Holmes was sentenced to more than 11 years in prison last month.
Balwani did not speak as he was sentenced to 155 months in prison at the end of a nearly four-hour sentencing hearing on Wednesday. His lawyers say that, like Holmes, he plans to file an appeal.
Drop in British house prices
UK house prices saw their biggest drop in 14 years in November, falling 2.3%, reflecting "volatility" in the market, according to mortgage lender Halifax.
November marks the third month in a row during which prices have fallen with potential buyers playing safe by delaying purchases.
The average UK house price in November was £285,579.
Higher mortgage rates, economic uncertainty, and the rising cost of living are all affecting the market.
The BBC says the annual rate of growth in property prices has now dropped from 8.2% to 4.7%.
SNP politician denies any deep divisions
Reports of deep divisions within the SNP are a "complete fiction", a senior MP has insisted.
Stewart Hosie was responding to claims that Stephen Flynn's victory over Alison Thewliss in the party's Westminster leadership contest showed the party was now split.
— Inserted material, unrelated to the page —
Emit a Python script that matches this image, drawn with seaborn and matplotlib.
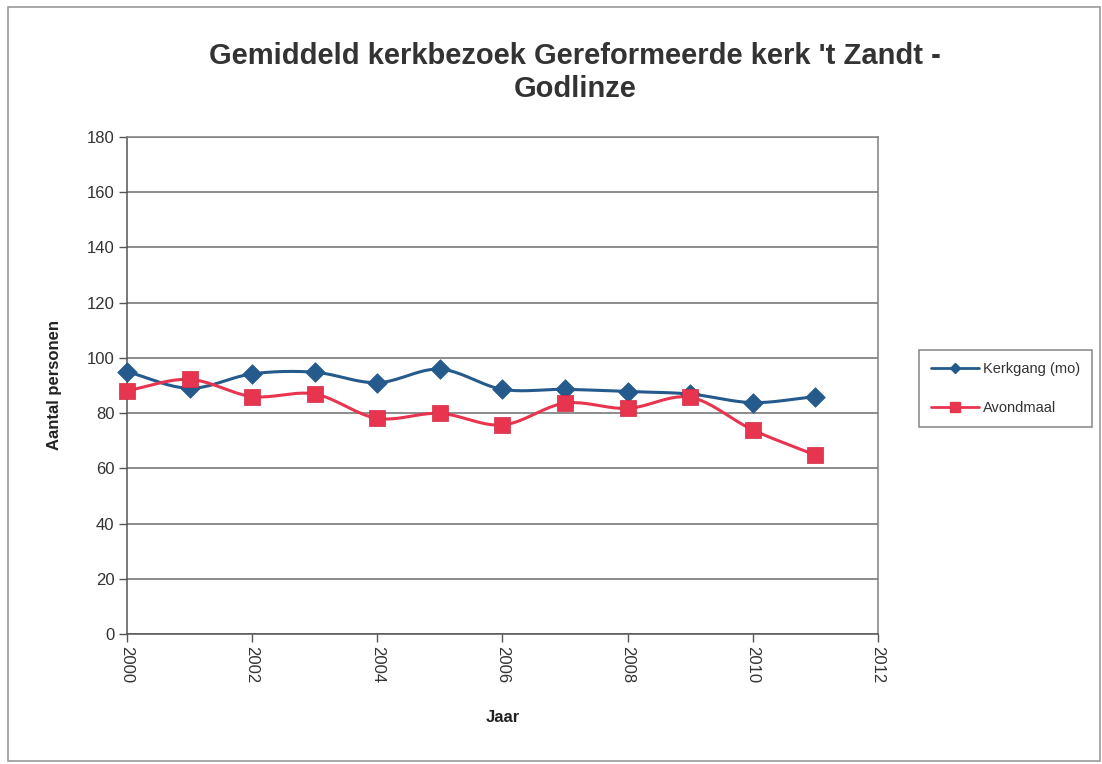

The BBC reported that Mr Hosie said "not one word of that is true" and he had "no idea where these stories have come from".
Ms Thewliss is seen as being a close ally of Nicola Sturgeon.
But she lost by 26 votes to 17 to Mr Flynn - the MP for Aberdeen South - in a ballot of the party's MPs on Tuesday evening.
North Sea strikes
Unite says its members will stick to their guns as a new round of work stoppages commence on North Sea assets, in what the union has called an "increasingly-bitter dispute" over pay and conditions.
Energy Voice says more than 220 Petrofac workers are carrying out strikes for 48 hours on BP and Repsol Sinopec platforms.